3. Going a step further, if the answer to question 2 is YES, can consumers sue too, for lost enjoyment of fish over the purchase price (the "consumer surplus" as we economists say).
And in more news from BP oil spill "mass hysteria" ground zero...
Daily Comet
Bayou Lafourche, LA
Wednesday, November 17, 2010
"Grand Isle, La. rally attendants question oil-spill reassurances
...independent testing shows increasing levels of polycyclic aromatic hydrocarbons, or PAHs, are being found that have built up in the tissues of fish, shrimp and crabs as they feed on other oiled marine life."
I want to see the foot note citing the study you are referencing. Bad journalism to not include a link or reference to the study itself. Please send me the link.
re:"The growth of the fish population is not occurring because oil is good for fish. Rather, it is occurring because fishing is bad for fish."
Agreed, oil is not "good" for fish. It is, however, good for the hydrocarbon-consuming microbes (HCMs) that exist in water all over the world. They are especially numerous in the Gulf of Mexico because there is oil leaking from natural fissures there all the time. They have a steady source of food and can maintain a much larger population than in most bodies of water.
First there was the oil spill. Then there were reports of areas of Gulf water being deoxygenated. The enviros were shreiking in horror.
The oxygen was being stripped from the areas by the sudden overload of HCMs gorging on oil. (In fact, looking for areas of low oxygen is precisely how marine biologists looking for these microscopic critters find them.)
The HCMs were in turn consumed by plankton, krill, and shrimp... and we had a BUMPER crop of HCMs. Those small critters gorged on the HCMs, and were in turn consumed by larger Gulf critters.
In short, there is now a bumper crop of fish in the Gulf because they have MORE FOOD AVAILABLE. The fishing moratorium may have helped, but the HCMs were the more relevent issue. A fishing moratorium would not have been much help if the extra food had not been available in the first place.
I recall someone asking me what I thought the results of the spill would be when it first happened.

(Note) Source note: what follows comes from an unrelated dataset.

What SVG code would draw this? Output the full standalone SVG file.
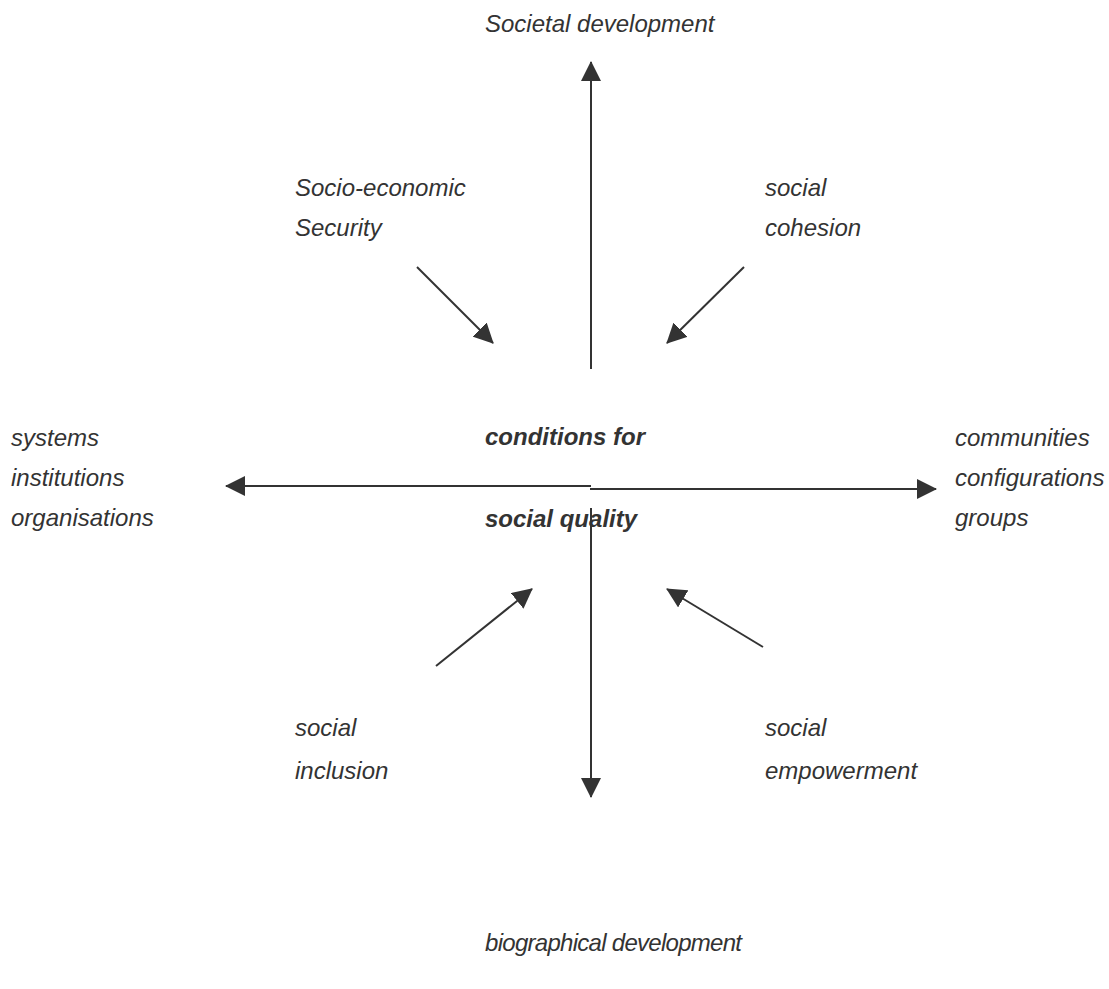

I replied, "Fat shrimp." I was only partially facetious (in response to the hysteria the question was asked with), and I meant both words.
Same thing happened in Prince William Sound after the Exxon-Valdiz spill. For two years, there was a bumper crop of trout there because there was more food because of the HCMs.
However, this news that the Gulf is not so badly damaged after all is too late for much of the fishing industry here.